■ **DIRECTION**
Repeat the data below exactly, dropping any pictures it holds.

>> begin

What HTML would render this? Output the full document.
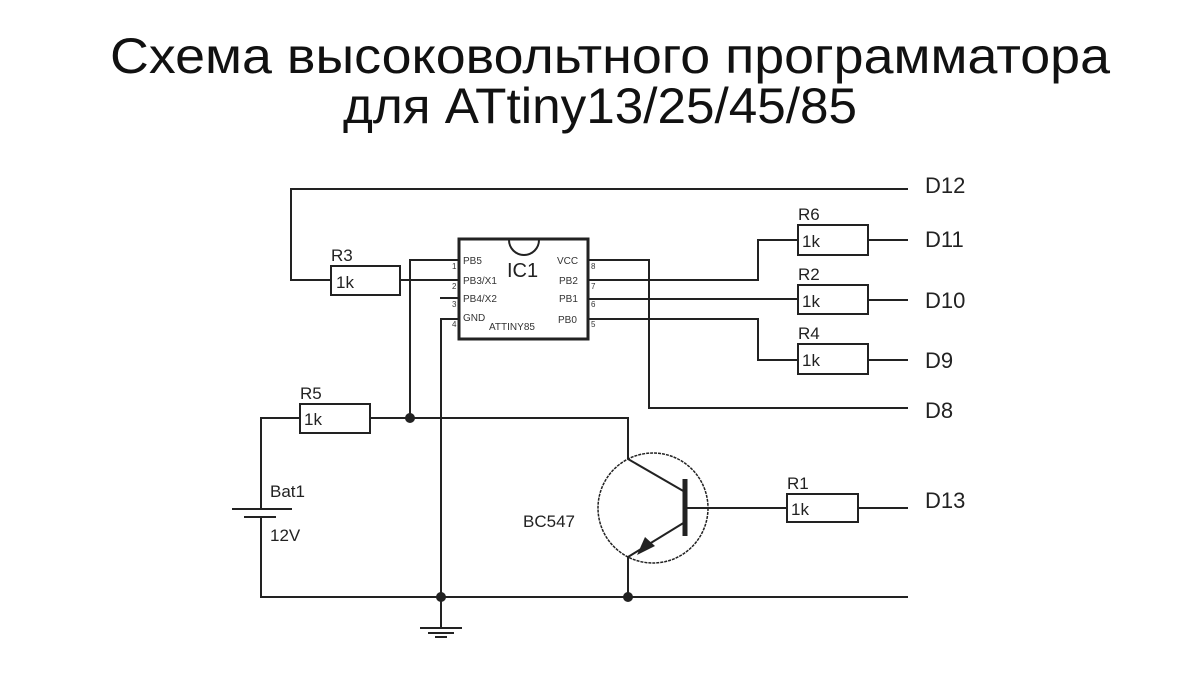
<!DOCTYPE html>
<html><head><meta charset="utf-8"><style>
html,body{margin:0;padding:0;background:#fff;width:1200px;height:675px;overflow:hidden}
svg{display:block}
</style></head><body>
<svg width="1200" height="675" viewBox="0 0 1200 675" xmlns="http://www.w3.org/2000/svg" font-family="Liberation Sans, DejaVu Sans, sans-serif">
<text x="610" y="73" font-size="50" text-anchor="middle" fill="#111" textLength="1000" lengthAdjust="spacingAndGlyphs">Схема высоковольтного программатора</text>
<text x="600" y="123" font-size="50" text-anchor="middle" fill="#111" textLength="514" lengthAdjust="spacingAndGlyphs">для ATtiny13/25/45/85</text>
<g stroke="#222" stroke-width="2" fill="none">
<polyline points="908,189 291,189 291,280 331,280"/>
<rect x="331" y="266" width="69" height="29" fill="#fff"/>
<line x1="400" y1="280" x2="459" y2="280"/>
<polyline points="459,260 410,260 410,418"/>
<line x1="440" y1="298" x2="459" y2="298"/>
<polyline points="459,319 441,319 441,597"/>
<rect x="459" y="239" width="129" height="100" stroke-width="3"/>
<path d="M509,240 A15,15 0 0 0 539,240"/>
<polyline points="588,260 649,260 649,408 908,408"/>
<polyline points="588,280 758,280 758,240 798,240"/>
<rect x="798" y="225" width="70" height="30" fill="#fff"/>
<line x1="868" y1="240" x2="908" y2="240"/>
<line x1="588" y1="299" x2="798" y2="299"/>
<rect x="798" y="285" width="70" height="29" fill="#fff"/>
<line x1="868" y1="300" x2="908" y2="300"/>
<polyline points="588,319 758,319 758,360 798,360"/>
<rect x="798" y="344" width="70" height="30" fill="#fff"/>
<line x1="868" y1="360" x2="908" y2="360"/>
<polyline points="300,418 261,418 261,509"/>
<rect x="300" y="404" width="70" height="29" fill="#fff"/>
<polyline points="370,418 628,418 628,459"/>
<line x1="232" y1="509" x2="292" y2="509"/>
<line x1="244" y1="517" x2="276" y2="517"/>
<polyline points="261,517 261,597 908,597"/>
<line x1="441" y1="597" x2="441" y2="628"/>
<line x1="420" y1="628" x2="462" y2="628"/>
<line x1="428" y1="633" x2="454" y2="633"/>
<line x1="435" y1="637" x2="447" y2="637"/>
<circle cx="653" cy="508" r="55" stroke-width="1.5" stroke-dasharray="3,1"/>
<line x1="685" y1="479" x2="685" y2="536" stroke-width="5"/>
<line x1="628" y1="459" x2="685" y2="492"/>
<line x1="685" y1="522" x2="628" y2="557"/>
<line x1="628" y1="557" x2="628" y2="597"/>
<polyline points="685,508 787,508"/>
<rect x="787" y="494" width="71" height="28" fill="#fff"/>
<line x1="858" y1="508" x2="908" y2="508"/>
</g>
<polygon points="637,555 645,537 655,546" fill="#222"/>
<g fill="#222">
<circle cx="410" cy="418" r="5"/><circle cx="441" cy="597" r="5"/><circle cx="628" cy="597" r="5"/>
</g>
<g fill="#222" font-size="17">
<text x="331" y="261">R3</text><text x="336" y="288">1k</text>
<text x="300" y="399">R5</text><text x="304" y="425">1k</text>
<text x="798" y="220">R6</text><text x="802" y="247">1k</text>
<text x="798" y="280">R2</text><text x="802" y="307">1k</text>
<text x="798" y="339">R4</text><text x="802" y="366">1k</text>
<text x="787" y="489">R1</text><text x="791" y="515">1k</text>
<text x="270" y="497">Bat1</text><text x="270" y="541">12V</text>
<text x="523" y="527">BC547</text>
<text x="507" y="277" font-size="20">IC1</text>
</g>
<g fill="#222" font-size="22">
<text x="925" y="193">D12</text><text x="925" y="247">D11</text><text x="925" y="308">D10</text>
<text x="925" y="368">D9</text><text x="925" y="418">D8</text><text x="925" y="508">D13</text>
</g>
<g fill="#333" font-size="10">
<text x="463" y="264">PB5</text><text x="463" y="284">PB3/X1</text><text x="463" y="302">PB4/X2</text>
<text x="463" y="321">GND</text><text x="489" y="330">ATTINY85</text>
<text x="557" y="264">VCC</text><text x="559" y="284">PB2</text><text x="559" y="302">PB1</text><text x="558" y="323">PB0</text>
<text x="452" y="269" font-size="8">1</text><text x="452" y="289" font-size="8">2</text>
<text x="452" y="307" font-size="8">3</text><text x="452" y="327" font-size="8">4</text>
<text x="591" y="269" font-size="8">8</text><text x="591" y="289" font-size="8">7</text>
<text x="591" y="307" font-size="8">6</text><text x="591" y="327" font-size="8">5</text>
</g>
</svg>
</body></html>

>> end

■ **EXPECTED ANSWER**
What HTML would render this? Output the full document.
<!DOCTYPE html>
<html><head><meta charset="utf-8"><style>
html,body{margin:0;padding:0;background:#fff;width:1200px;height:675px;overflow:hidden}
svg{display:block}
</style></head><body>
<svg width="1200" height="675" viewBox="0 0 1200 675" xmlns="http://www.w3.org/2000/svg" font-family="Liberation Sans, DejaVu Sans, sans-serif">
<text x="610" y="73" font-size="50" text-anchor="middle" fill="#111" textLength="1000" lengthAdjust="spacingAndGlyphs">Схема высоковольтного программатора</text>
<text x="600" y="123" font-size="50" text-anchor="middle" fill="#111" textLength="514" lengthAdjust="spacingAndGlyphs">для ATtiny13/25/45/85</text>
<g stroke="#222" stroke-width="2" fill="none">
<polyline points="908,189 291,189 291,280 331,280"/>
<rect x="331" y="266" width="69" height="29" fill="#fff"/>
<line x1="400" y1="280" x2="459" y2="280"/>
<polyline points="459,260 410,260 410,418"/>
<line x1="440" y1="298" x2="459" y2="298"/>
<polyline points="459,319 441,319 441,597"/>
<rect x="459" y="239" width="129" height="100" stroke-width="3"/>
<path d="M509,240 A15,15 0 0 0 539,240"/>
<polyline points="588,260 649,260 649,408 908,408"/>
<polyline points="588,280 758,280 758,240 798,240"/>
<rect x="798" y="225" width="70" height="30" fill="#fff"/>
<line x1="868" y1="240" x2="908" y2="240"/>
<line x1="588" y1="299" x2="798" y2="299"/>
<rect x="798" y="285" width="70" height="29" fill="#fff"/>
<line x1="868" y1="300" x2="908" y2="300"/>
<polyline points="588,319 758,319 758,360 798,360"/>
<rect x="798" y="344" width="70" height="30" fill="#fff"/>
<line x1="868" y1="360" x2="908" y2="360"/>
<polyline points="300,418 261,418 261,509"/>
<rect x="300" y="404" width="70" height="29" fill="#fff"/>
<polyline points="370,418 628,418 628,459"/>
<line x1="232" y1="509" x2="292" y2="509"/>
<line x1="244" y1="517" x2="276" y2="517"/>
<polyline points="261,517 261,597 908,597"/>
<line x1="441" y1="597" x2="441" y2="628"/>
<line x1="420" y1="628" x2="462" y2="628"/>
<line x1="428" y1="633" x2="454" y2="633"/>
<line x1="435" y1="637" x2="447" y2="637"/>
<circle cx="653" cy="508" r="55" stroke-width="1.5" stroke-dasharray="3,1"/>
<line x1="685" y1="479" x2="685" y2="536" stroke-width="5"/>
<line x1="628" y1="459" x2="685" y2="492"/>
<line x1="685" y1="522" x2="628" y2="557"/>
<line x1="628" y1="557" x2="628" y2="597"/>
<polyline points="685,508 787,508"/>
<rect x="787" y="494" width="71" height="28" fill="#fff"/>
<line x1="858" y1="508" x2="908" y2="508"/>
</g>
<polygon points="637,555 645,537 655,546" fill="#222"/>
<g fill="#222">
<circle cx="410" cy="418" r="5"/><circle cx="441" cy="597" r="5"/><circle cx="628" cy="597" r="5"/>
</g>
<g fill="#222" font-size="17">
<text x="331" y="261">R3</text><text x="336" y="288">1k</text>
<text x="300" y="399">R5</text><text x="304" y="425">1k</text>
<text x="798" y="220">R6</text><text x="802" y="247">1k</text>
<text x="798" y="280">R2</text><text x="802" y="307">1k</text>
<text x="798" y="339">R4</text><text x="802" y="366">1k</text>
<text x="787" y="489">R1</text><text x="791" y="515">1k</text>
<text x="270" y="497">Bat1</text><text x="270" y="541">12V</text>
<text x="523" y="527">BC547</text>
<text x="507" y="277" font-size="20">IC1</text>
</g>
<g fill="#222" font-size="22">
<text x="925" y="193">D12</text><text x="925" y="247">D11</text><text x="925" y="308">D10</text>
<text x="925" y="368">D9</text><text x="925" y="418">D8</text><text x="925" y="508">D13</text>
</g>
<g fill="#333" font-size="10">
<text x="463" y="264">PB5</text><text x="463" y="284">PB3/X1</text><text x="463" y="302">PB4/X2</text>
<text x="463" y="321">GND</text><text x="489" y="330">ATTINY85</text>
<text x="557" y="264">VCC</text><text x="559" y="284">PB2</text><text x="559" y="302">PB1</text><text x="558" y="323">PB0</text>
<text x="452" y="269" font-size="8">1</text><text x="452" y="289" font-size="8">2</text>
<text x="452" y="307" font-size="8">3</text><text x="452" y="327" font-size="8">4</text>
<text x="591" y="269" font-size="8">8</text><text x="591" y="289" font-size="8">7</text>
<text x="591" y="307" font-size="8">6</text><text x="591" y="327" font-size="8">5</text>
</g>
</svg>
</body></html>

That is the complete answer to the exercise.